## TASK
The material below includes pictures; leave them out and return only the lines between the line containing "Generate a web" and the line containing "const toPoints = arr", inclusive, word for word.

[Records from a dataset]
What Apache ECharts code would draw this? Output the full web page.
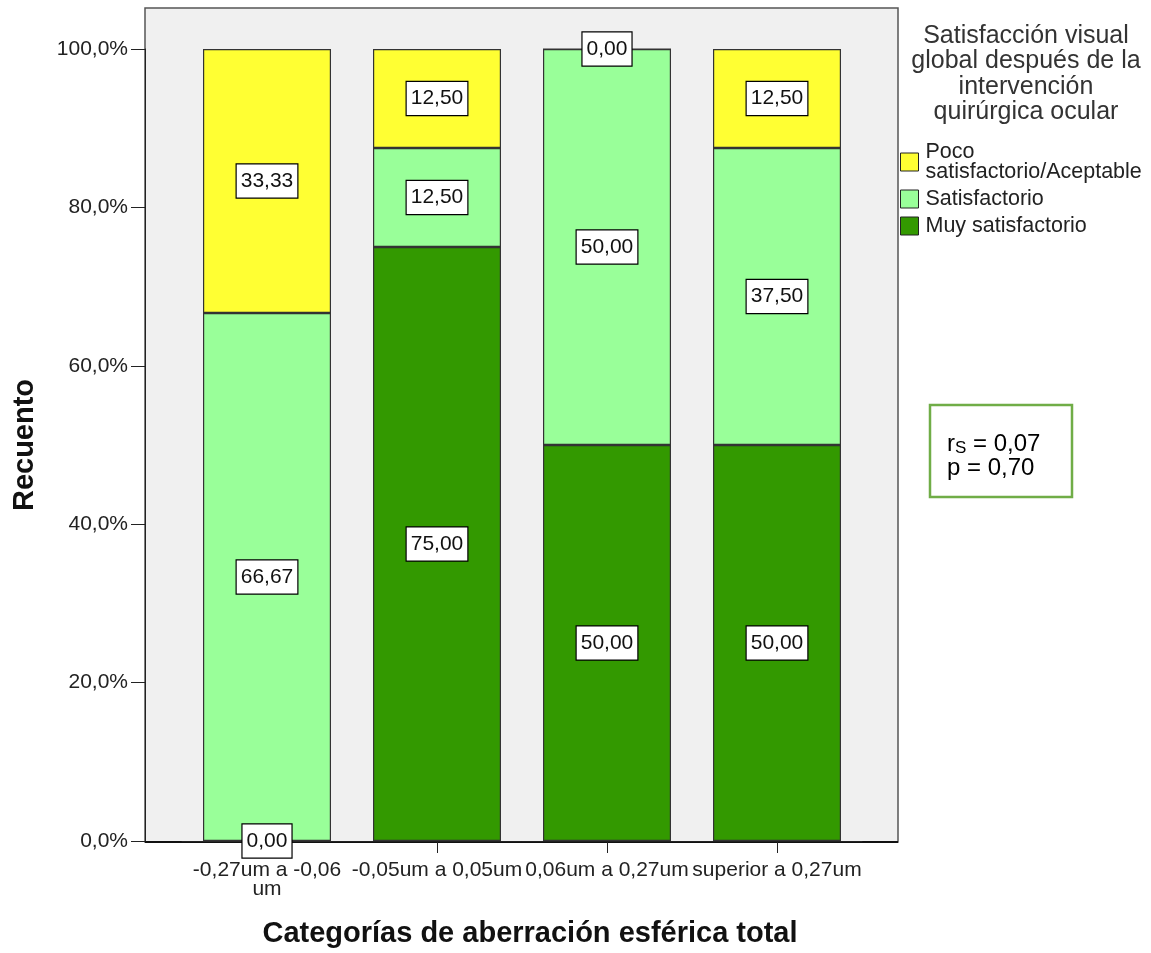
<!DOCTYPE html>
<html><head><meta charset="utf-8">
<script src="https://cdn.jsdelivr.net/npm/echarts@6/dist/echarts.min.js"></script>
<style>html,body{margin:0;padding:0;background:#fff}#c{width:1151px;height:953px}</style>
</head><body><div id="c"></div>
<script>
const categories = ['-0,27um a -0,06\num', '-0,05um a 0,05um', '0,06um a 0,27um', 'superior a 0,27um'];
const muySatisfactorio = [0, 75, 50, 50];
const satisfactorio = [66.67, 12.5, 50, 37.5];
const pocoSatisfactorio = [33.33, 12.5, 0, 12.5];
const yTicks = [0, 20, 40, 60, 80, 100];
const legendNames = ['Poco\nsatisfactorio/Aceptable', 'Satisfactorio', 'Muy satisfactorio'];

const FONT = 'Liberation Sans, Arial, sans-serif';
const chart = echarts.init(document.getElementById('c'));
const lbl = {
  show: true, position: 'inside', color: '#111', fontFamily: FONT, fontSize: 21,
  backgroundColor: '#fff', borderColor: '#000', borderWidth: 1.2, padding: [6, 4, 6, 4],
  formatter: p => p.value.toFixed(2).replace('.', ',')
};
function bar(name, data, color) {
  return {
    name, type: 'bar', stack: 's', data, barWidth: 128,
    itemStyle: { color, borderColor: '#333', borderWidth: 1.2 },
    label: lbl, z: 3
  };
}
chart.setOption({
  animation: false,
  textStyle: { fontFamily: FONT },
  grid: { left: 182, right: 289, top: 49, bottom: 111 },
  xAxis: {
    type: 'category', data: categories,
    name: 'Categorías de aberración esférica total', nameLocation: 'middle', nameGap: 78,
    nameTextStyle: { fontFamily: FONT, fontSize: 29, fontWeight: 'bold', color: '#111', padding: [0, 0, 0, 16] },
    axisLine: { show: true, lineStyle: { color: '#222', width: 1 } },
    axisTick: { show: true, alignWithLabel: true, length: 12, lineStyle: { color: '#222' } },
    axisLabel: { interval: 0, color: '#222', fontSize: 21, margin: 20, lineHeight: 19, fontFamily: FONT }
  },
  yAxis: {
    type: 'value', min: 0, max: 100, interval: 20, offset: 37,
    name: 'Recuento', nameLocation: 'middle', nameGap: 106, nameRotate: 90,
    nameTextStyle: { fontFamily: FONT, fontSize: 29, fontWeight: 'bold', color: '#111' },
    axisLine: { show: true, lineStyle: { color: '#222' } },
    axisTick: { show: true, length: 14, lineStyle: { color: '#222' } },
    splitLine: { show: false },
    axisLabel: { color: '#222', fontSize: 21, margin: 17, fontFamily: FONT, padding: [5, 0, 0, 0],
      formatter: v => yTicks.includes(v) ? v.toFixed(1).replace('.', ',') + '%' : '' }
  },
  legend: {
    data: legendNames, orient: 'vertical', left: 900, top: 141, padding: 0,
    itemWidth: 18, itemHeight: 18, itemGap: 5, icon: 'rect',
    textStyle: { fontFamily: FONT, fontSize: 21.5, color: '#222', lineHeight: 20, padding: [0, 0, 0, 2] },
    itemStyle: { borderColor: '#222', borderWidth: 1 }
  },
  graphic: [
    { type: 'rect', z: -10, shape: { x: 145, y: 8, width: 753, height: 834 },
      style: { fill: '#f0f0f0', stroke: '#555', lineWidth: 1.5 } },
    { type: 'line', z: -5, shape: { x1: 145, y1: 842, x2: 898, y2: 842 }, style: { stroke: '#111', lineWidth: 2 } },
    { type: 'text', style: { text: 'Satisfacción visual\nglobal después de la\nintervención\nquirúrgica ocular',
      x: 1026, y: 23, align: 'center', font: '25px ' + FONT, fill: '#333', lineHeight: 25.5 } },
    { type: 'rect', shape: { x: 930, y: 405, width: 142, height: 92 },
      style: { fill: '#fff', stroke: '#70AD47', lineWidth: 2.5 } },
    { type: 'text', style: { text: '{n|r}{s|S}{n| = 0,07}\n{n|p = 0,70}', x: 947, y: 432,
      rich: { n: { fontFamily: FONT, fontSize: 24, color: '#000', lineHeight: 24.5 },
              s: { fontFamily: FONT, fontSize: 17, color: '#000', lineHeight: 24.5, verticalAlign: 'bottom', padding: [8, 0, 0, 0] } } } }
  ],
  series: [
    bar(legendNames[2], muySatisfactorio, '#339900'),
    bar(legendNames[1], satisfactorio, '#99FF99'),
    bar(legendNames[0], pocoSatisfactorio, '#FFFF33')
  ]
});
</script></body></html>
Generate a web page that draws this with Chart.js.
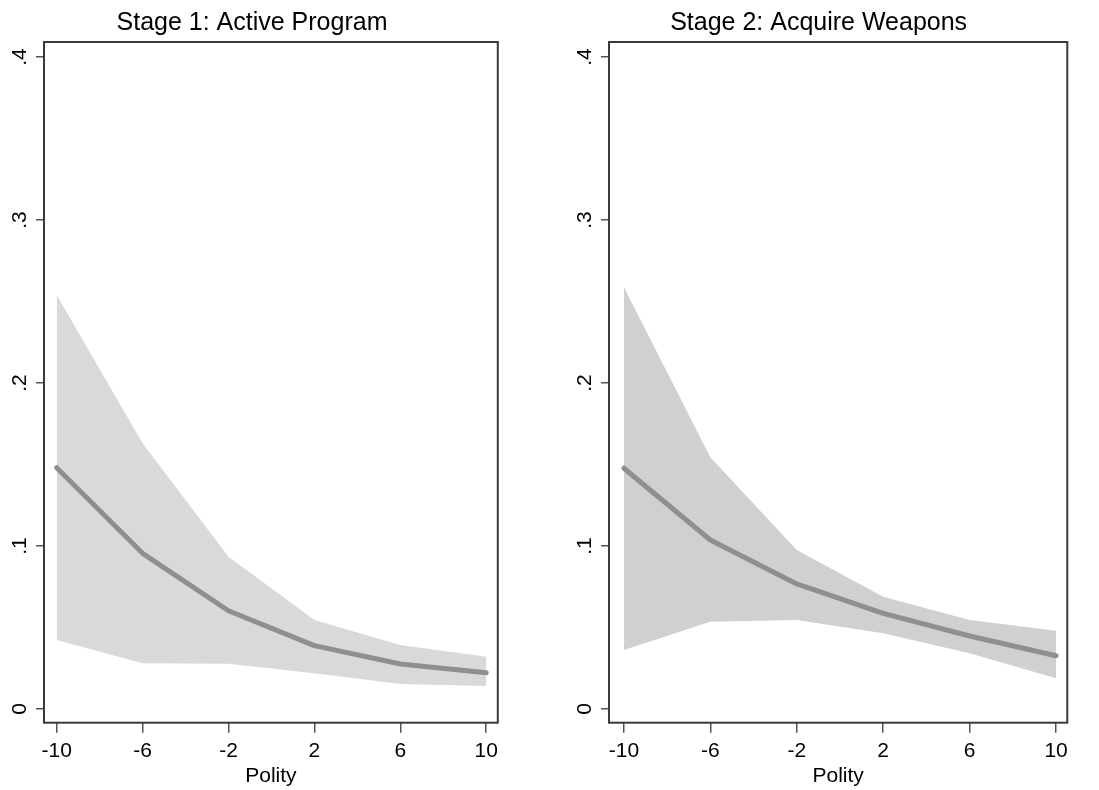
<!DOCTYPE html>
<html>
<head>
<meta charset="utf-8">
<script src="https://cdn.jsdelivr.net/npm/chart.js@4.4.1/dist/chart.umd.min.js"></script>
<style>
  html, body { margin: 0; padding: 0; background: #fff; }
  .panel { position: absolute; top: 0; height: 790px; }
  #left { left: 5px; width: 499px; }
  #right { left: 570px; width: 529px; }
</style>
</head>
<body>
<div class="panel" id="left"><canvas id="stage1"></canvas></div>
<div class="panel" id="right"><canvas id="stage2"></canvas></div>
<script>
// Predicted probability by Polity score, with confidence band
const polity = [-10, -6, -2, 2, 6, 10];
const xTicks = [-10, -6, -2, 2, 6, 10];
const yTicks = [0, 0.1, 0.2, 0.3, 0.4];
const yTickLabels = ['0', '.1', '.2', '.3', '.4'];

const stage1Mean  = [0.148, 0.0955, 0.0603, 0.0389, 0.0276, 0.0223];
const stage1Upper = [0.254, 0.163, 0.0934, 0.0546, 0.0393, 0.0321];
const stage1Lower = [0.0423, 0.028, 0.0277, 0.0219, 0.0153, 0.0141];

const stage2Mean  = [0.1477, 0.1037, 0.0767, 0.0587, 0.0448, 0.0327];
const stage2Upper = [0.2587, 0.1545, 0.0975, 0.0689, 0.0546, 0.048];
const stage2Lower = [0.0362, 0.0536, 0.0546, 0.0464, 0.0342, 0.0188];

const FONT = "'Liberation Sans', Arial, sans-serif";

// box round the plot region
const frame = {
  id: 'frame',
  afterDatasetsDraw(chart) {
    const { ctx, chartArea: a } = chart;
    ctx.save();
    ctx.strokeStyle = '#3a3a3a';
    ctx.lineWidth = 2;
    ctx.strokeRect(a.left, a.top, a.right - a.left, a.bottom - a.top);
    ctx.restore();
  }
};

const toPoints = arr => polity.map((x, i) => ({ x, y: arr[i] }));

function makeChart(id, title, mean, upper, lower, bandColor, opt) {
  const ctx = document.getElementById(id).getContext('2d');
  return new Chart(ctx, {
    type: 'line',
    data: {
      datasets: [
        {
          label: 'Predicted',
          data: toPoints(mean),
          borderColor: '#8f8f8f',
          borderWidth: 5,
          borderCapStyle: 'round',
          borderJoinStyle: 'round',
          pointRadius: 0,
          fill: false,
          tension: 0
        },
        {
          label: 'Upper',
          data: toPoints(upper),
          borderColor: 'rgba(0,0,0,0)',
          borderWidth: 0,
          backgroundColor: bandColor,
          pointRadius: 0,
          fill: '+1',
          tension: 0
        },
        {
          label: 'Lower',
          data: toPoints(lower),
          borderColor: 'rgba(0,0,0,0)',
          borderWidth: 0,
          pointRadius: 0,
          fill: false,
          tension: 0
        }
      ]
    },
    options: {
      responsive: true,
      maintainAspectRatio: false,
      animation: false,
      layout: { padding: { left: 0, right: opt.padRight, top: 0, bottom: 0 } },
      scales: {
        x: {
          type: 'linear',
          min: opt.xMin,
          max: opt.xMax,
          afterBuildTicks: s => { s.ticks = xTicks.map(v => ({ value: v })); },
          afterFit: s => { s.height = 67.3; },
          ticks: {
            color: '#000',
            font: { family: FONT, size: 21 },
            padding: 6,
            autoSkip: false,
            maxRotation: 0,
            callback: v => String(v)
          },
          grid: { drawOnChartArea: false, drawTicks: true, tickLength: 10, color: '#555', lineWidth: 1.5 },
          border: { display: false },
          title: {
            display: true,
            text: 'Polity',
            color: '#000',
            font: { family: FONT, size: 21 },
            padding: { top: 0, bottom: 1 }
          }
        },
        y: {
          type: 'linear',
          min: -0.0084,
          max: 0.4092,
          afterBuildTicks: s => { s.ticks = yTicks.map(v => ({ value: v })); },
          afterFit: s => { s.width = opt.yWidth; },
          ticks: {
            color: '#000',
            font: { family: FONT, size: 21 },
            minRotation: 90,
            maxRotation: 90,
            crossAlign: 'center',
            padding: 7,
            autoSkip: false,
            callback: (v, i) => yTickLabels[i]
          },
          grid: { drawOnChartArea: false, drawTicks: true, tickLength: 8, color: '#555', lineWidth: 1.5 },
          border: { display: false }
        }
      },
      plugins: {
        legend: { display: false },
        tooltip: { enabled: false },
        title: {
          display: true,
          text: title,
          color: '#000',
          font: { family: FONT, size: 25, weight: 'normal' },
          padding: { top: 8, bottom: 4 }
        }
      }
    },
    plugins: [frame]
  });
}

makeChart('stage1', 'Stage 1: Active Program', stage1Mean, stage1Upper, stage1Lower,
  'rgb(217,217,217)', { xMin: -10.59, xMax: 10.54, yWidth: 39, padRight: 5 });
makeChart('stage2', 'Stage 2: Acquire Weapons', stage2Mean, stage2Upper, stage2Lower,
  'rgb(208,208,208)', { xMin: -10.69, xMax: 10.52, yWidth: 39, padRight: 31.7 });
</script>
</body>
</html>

## THE COMPLETED TASK
Generate a web page that draws this with Chart.js.
<!DOCTYPE html>
<html>
<head>
<meta charset="utf-8">
<script src="https://cdn.jsdelivr.net/npm/chart.js@4.4.1/dist/chart.umd.min.js"></script>
<style>
  html, body { margin: 0; padding: 0; background: #fff; }
  .panel { position: absolute; top: 0; height: 790px; }
  #left { left: 5px; width: 499px; }
  #right { left: 570px; width: 529px; }
</style>
</head>
<body>
<div class="panel" id="left"><canvas id="stage1"></canvas></div>
<div class="panel" id="right"><canvas id="stage2"></canvas></div>
<script>
// Predicted probability by Polity score, with confidence band
const polity = [-10, -6, -2, 2, 6, 10];
const xTicks = [-10, -6, -2, 2, 6, 10];
const yTicks = [0, 0.1, 0.2, 0.3, 0.4];
const yTickLabels = ['0', '.1', '.2', '.3', '.4'];

const stage1Mean  = [0.148, 0.0955, 0.0603, 0.0389, 0.0276, 0.0223];
const stage1Upper = [0.254, 0.163, 0.0934, 0.0546, 0.0393, 0.0321];
const stage1Lower = [0.0423, 0.028, 0.0277, 0.0219, 0.0153, 0.0141];

const stage2Mean  = [0.1477, 0.1037, 0.0767, 0.0587, 0.0448, 0.0327];
const stage2Upper = [0.2587, 0.1545, 0.0975, 0.0689, 0.0546, 0.048];
const stage2Lower = [0.0362, 0.0536, 0.0546, 0.0464, 0.0342, 0.0188];

const FONT = "'Liberation Sans', Arial, sans-serif";

// box round the plot region
const frame = {
  id: 'frame',
  afterDatasetsDraw(chart) {
    const { ctx, chartArea: a } = chart;
    ctx.save();
    ctx.strokeStyle = '#3a3a3a';
    ctx.lineWidth = 2;
    ctx.strokeRect(a.left, a.top, a.right - a.left, a.bottom - a.top);
    ctx.restore();
  }
};

const toPoints = arr => polity.map((x, i) => ({ x, y: arr[i] }));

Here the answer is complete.